Do emulators count? 'cause I’ve got my old Atari 800 and a bunch of games emulated on my current machine… :slight_smile:

It still worked when last tried 3 years ago. Vintage 1983 16K computer. Yes 16K. I taught myself to program on it in basic. It also played some interesting cartridge games. Of course all saved programs were on cassette tape and there is little chance of them still working.

I am posting from a North Star Horizon.



If you’re going to be using it outside the home, and someone else is going to be paying the power bills, the old, washing-machine sized Symbolics hardware is pretty cheap.

Of course, IIRC the kind of hard disks they use are ageing, obsolete, and nearly impossible to replace.

I still have a number of old Macs, back to a couple Mac IIsi’s. I wouldn’t mind picking up an old original Mac or Mac SE just for the novelty of it. Plus, I could drag out my old disks of Dark Castle and Beyond Dark Castle and play them again… :slight_smile:

One of the IIsi’s didn’t want to fire up last time I tried it, but I have a couple of LCs that I can run System 6 (and 7) on and fire up some old games.

I frequently pick up used machines at surplus auctions, too – usually ones that are more recent, to grab parts from, and/or maybe fix up and sell. Every once in a while I see some old old old machines go through those. I’m keeping an eye out for one of those ancient original Macs. (Although in my mind, there’s not much point in picking up an old 486 or earlier, on the PC side. Too much of a PITA).

Now… I wonder if there are still any TRS-80s running around… :wink:

I’ve com across quite a few recommendations of using a 486 or even a 386 as a Linux mail server on a home network. Which actually makes sense, assuming you know what you’re doing - there’s nothing that’s going to strain the hardware, and it has plenty of benefits.

I’ve got a Horizon in my bedroom. I haven’t used it in years out of fear of starting an electrical fire. But, it should still work.

I buy obsolete computers all the time. I just do it at garage sales and flea markets. I get more stuff for less money.

Good point.
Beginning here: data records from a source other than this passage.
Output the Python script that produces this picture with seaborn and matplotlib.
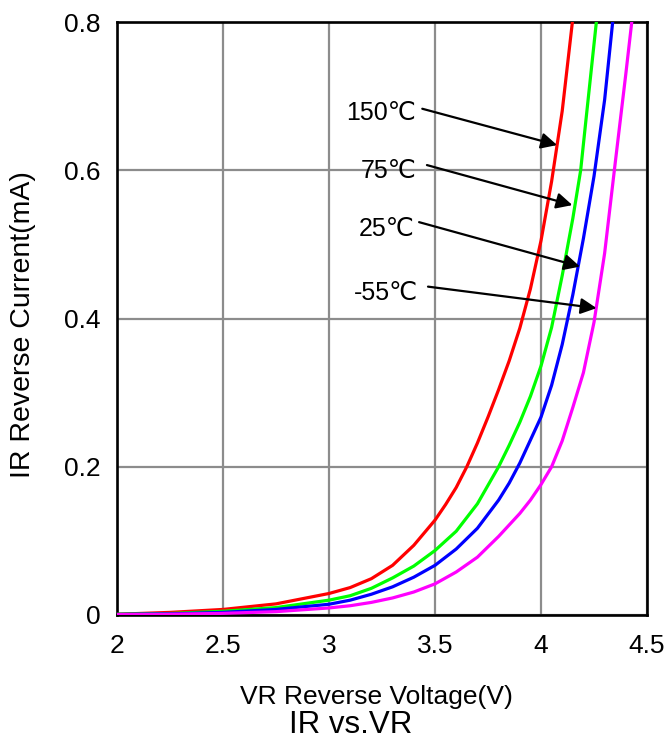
import pandas as pd
import matplotlib.pyplot as plt
import seaborn as sns

# ---------- DATA ----------
temps = ['150℃', '75℃', '25℃', '-55℃']
colors = ['#FF0000', '#00FF00', '#0000FF', '#FF00FF']

vr_150 = [2.0, 2.25, 2.5, 2.75, 3.0, 3.1, 3.2, 3.3, 3.4, 3.5, 3.55, 3.6, 3.65, 3.7, 3.75,
          3.8, 3.85, 3.9, 3.95, 4.0, 4.05, 4.1, 4.148]
ir_150 = [0.001, 0.0035, 0.0075, 0.015, 0.029, 0.037, 0.049, 0.067, 0.094, 0.128, 0.149, 0.172,
          0.2, 0.232, 0.267, 0.304, 0.343, 0.387, 0.44, 0.505, 0.585, 0.68, 0.8]

vr_75 = [2.0, 2.25, 2.5, 2.75, 3.0, 3.1, 3.2, 3.3, 3.4, 3.5, 3.6, 3.7, 3.8, 3.85, 3.9,
         3.95, 4.0, 4.05, 4.1, 4.15, 4.187, 4.212, 4.261]
ir_75 = [0.001, 0.002, 0.005, 0.010, 0.020, 0.026, 0.036, 0.050, 0.066, 0.087, 0.113, 0.150,
         0.2, 0.229, 0.26, 0.295, 0.336, 0.388, 0.458, 0.535, 0.6, 0.668, 0.8]

vr_25 = [2.0, 2.25, 2.5, 2.75, 3.0, 3.1, 3.2, 3.3, 3.4, 3.5, 3.6, 3.7, 3.8, 3.85, 3.9,
         3.95, 4.0, 4.05, 4.1, 4.15, 4.2, 4.25, 4.3, 4.338]
ir_25 = [0.0008, 0.0015, 0.0035, 0.0075, 0.0145, 0.020, 0.028, 0.038, 0.051, 0.067, 0.089, 0.117,
         0.155, 0.178, 0.205, 0.236, 0.267, 0.31, 0.365, 0.432, 0.508, 0.592, 0.695, 0.8]

vr_m55 = [2.0, 2.25, 2.5, 2.75, 3.0, 3.1, 3.2, 3.3, 3.4, 3.5, 3.6, 3.7, 3.8, 3.9, 3.95,
          4.0, 4.05, 4.1, 4.15, 4.2, 4.25, 4.3, 4.35, 4.4, 4.428]
ir_m55 = [0.0005, 0.001, 0.0022, 0.0045, 0.0095, 0.0125, 0.017, 0.023, 0.031, 0.042, 0.058, 0.078,
          0.106, 0.137, 0.155, 0.176, 0.2, 0.235, 0.28, 0.327, 0.395, 0.488, 0.61, 0.73, 0.8]

x_ticks = [2, 2.5, 3, 3.5, 4, 4.5]
x_tick_labels = ['2', '2.5', '3', '3.5', '4', '4.5']
y_ticks = [0, 0.2, 0.4, 0.6, 0.8]
y_tick_labels = ['0', '0.2', '0.4', '0.6', '0.8']

series = [(vr_150, ir_150), (vr_75, ir_75), (vr_25, ir_25), (vr_m55, ir_m55)]
df = pd.concat(
    [pd.DataFrame({'VR': v, 'IR': i, 'Temp': t}) for t, (v, i) in zip(temps, series)],
    ignore_index=True,
)

# ---------- PLOT ----------
sns.set_theme(style='white')
plt.rcParams['font.family'] = ['Liberation Sans', 'DejaVu Sans']
plt.rcParams['text.color'] = 'black'
plt.rcParams['axes.labelcolor'] = 'black'

fig = plt.figure(figsize=(6.68, 7.44), dpi=100)
ax = fig.add_axes([0.1751, 0.1734, 0.7935, 0.797])

sns.lineplot(data=df, x='VR', y='IR', hue='Temp', palette=dict(zip(temps, colors)),
             sort=False, estimator=None, lw=2.3, legend=False, ax=ax, zorder=3)
for line in ax.get_lines():
    line.set_solid_joinstyle('round')

ax.set_xlim(2, 4.5)
ax.set_ylim(0, 0.8)
ax.set_xticks(x_ticks, x_tick_labels)
ax.set_yticks(y_ticks, y_tick_labels)
ax.grid(True, color='#8c8c8c', lw=1.6, zorder=0)
ax.set_axisbelow(True)
for s in ax.spines.values():
    s.set_color('black')
    s.set_linewidth(1.9)
ax.tick_params(axis='both', length=0, labelsize=19, colors='black')
ax.tick_params(axis='x', pad=14)
ax.tick_params(axis='y', pad=12)

ax.set_xlabel('VR Reverse Voltage(V)', fontsize=19, color='black')
ax.xaxis.set_label_coords(0.49, -0.118)
ax.set_ylabel('IR Reverse Current(mA)', fontsize=20.5, color='black')
ax.yaxis.set_label_coords(-0.152, 0.489)

fig.text(0.5247, 0.026, 'IR vs.VR', fontsize=22.5, ha='center', va='center', color='black')

# annotations: label, text anchor (right edge), arrow start, arrow tip
notes = [
    ('150℃', (3.41, 0.677), (3.44, 0.683), (4.076, 0.634)),
    ('75℃', (3.415, 0.599), (3.462, 0.607), (4.148, 0.553)),
    ('25℃', (3.406, 0.521), (3.425, 0.530), (4.184, 0.470)),
    ('-55℃', (3.42, 0.435), (3.467, 0.443), (4.262, 0.414)),
]
for label, txt, start, tip in notes:
    ax.text(txt[0], txt[1], label, fontsize=18, ha='right', va='center', color='black', zorder=5)
    ax.annotate('', xy=tip, xytext=start,
                arrowprops=dict(arrowstyle='-|>', color='black', lw=1.6,
                                mutation_scale=24, shrinkA=0, shrinkB=0), zorder=5)

fig.savefig('out.png', dpi=100)
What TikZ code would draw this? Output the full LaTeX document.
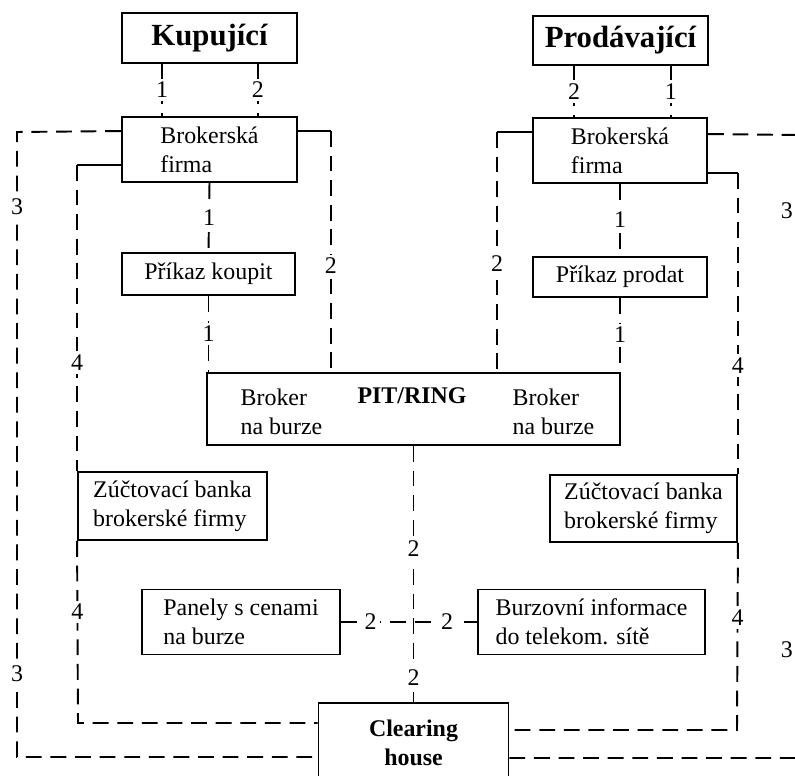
\documentclass[tikz,border=0pt]{standalone}
\usepackage{fontspec}
\setmainfont{Liberation Serif}
\begin{document}
\begin{tikzpicture}[x=0.02cm,y=-0.02cm,
  box/.style={draw,line width=1.1pt,inner sep=0pt,align=left,font=\fontsize{13.6}{16.5}\selectfont},
  head/.style={box,align=center,font=\fontsize{17.5}{20}\selectfont\bfseries},
  txt/.style={inner sep=0pt,align=left,font=\fontsize{13.6}{16.5}\selectfont},
  lbl/.style={fill=white,inner sep=2pt,font=\fontsize{13.6}{16}\selectfont},
  link/.style={line width=1.1pt,dash pattern=on 9pt off 5pt},
  stub/.style={line width=1.1pt}]
\useasboundingbox (0,0) rectangle (795,776);
% boxes
\node[head,minimum width=3.5cm,minimum height=1cm] (kup) at (209.5,38) {Kupující};
\node[head,minimum width=3.5cm,minimum height=0.98cm] (prod) at (620.5,40.5) {Prodávající};
\node[box,minimum width=3.5cm,minimum height=1.3cm] (bl) at (209.5,149.5) {Brokerská\\firma};
\node[box,minimum width=3.48cm,minimum height=1.3cm] (br) at (620,150.5) {Brokerská\\firma};
\node[box,minimum width=3.46cm,minimum height=0.84cm] (pk) at (208.5,274) {Příkaz koupit};
\node[box,minimum width=3.48cm,minimum height=0.8cm] (pp) at (620,277) {Příkaz prodat};
\node[box,minimum width=8.26cm,minimum height=1.44cm] (pit) at (413.5,409) {};
\node[txt] (bk1) at (281.5,412) {Broker\\na burze};
\node[txt,font=\fontsize{13.6}{16.5}\selectfont\bfseries] (ring) at (412,396) {PIT/RING};
\node[txt] (bk2) at (553.5,412) {Broker\\na burze};
\node[box,minimum width=3.78cm,minimum height=1.36cm] (zl) at (172.5,506) {Zúčtovací banka\\brokerské firmy};
\node[box,minimum width=3.74cm,minimum height=1.34cm] (zr) at (643.5,508.5) {Zúčtovací banka\\brokerské firmy};
\node[box,minimum width=3.96cm,minimum height=1.3cm] (pan) at (241,622) {Panely s cenami\\na burze};
\node[box,minimum width=4.54cm,minimum height=1.3cm] (bur) at (591.5,622) {Burzovní informace\\do telekom. sítě};
\node[head,font=\fontsize{13.6}{16.5}\selectfont\bfseries,minimum width=3.8cm,minimum height=1.6cm] (ch) at (413.5,743) {Clearing\\house};
% corners of the outer lines
\coordinate (o3a) at (17,132);
\coordinate (o3b) at (17,757);
\coordinate (o3c) at (797,135);
\coordinate (o3d) at (797,758);
\coordinate (o4b) at (78,723);
\coordinate (o4d) at (737,730);
% 1 and 2 from the clients
\draw[link] ([xshift=0.82cm]kup.south west) -- node[lbl]{1} ([xshift=0.82cm]kup.south west |- bl.north);
\draw[link] ([xshift=-0.8cm]kup.south east) -- node[lbl]{2} ([xshift=-0.8cm]kup.south east |- bl.north);
\draw[link] ([xshift=0.84cm]prod.south west) -- node[lbl]{2} ([xshift=0.84cm]prod.south west |- br.north);
\draw[link] ([xshift=-0.76cm]prod.south east) -- node[lbl]{1} ([xshift=-0.76cm]prod.south east |- br.north);
% orders
\draw[link] (bl.south) -- node[lbl]{1} (pk.north);
\draw[link] (br.south) -- node[lbl]{1} (pp.north);
\draw[link] (pk.south) -- node[lbl]{1} (pk.south |- pit.north);
\draw[link] (pp.south) -- node[lbl]{1} (pp.south |- pit.north);
% 2 to the pit
\draw[stub] ([yshift=-0.3cm]bl.north east) -- ++(33,0) coordinate (c1);
\draw[link] (c1) -- node[lbl,pos=0.56]{2} (c1 |- pit.north);
\draw[stub] ([yshift=-0.3cm]br.north west) -- ++(-35,0) coordinate (c2);
\draw[link] (c2) -- node[lbl,pos=0.55]{2} (c2 |- pit.north);
% 3 to clearing house
\draw[link] ([yshift=-0.3cm]bl.north west) -- (o3a) -- node[lbl,pos=0.12]{3} node[lbl,pos=0.866]{3} (o3b) -- (o3b -| ch.west);
\draw[link] ([yshift=-0.34cm]br.north east) -- (o3c) -- (o3d) -- (o3d -| ch.east);
\node[lbl,anchor=east,inner sep=1pt] (r3a) at (795,211) {3};
\node[lbl,anchor=east,inner sep=1pt] (r3b) at (795,650) {3};
% 4 over the banks
\draw[stub] ([yshift=0.36cm]bl.south west) -- ++(-44,0) coordinate (c3);
\draw[link] (c3) -- node[lbl,pos=0.646]{4} (c3 |- zl.north);
\draw[link] (zl.south west) -- node[lbl,pos=0.39]{4} (o4b) -- (o4b -| ch.west);
\draw[stub] ([yshift=0.22cm]br.south east) -- ++(30,0) coordinate (c4);
\draw[link] (c4) -- node[lbl,pos=0.64]{4} (c4 |- zr.north);
\draw[link] (zr.south east) -- node[lbl,pos=0.4]{4} (o4d) -- (o4d -| ch.east);
% prices
\draw[link] (pit.south) -- node[lbl,pos=0.4]{2} node[lbl,pos=0.903]{2} (ch.north);
\draw[link] (pan.east) -- node[lbl,pos=0.217]{2} node[lbl,pos=0.78]{2} (bur.west);
\end{tikzpicture}
\end{document}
I should clarify and say that I can’t think of any reason to pick up an old 486 or earlier to run anything related to DOS or Windows… :wink:

Linux – yes, I can see doing that on it.

Me, too – although I usually pick them up at the surplus auctions my university has every two months. I’ve picked up a number of pretty decent machines there, like Pentium IIs and IIIs. The PIII’s I’ve picked up there were for $15 and $10, respectively (although those usually get bid up higher than that. Call it good timing.)

Fair enough! And actually, the recommendations I’ve seen are more the ‘what to do with the computer in the attic’ variety than actually suggesting buying a 486.

At work we’ve got a 386, from which I retreived a whole load of important data recently, and it’s now sat in a corridor functioning as a dirty-cup-holder.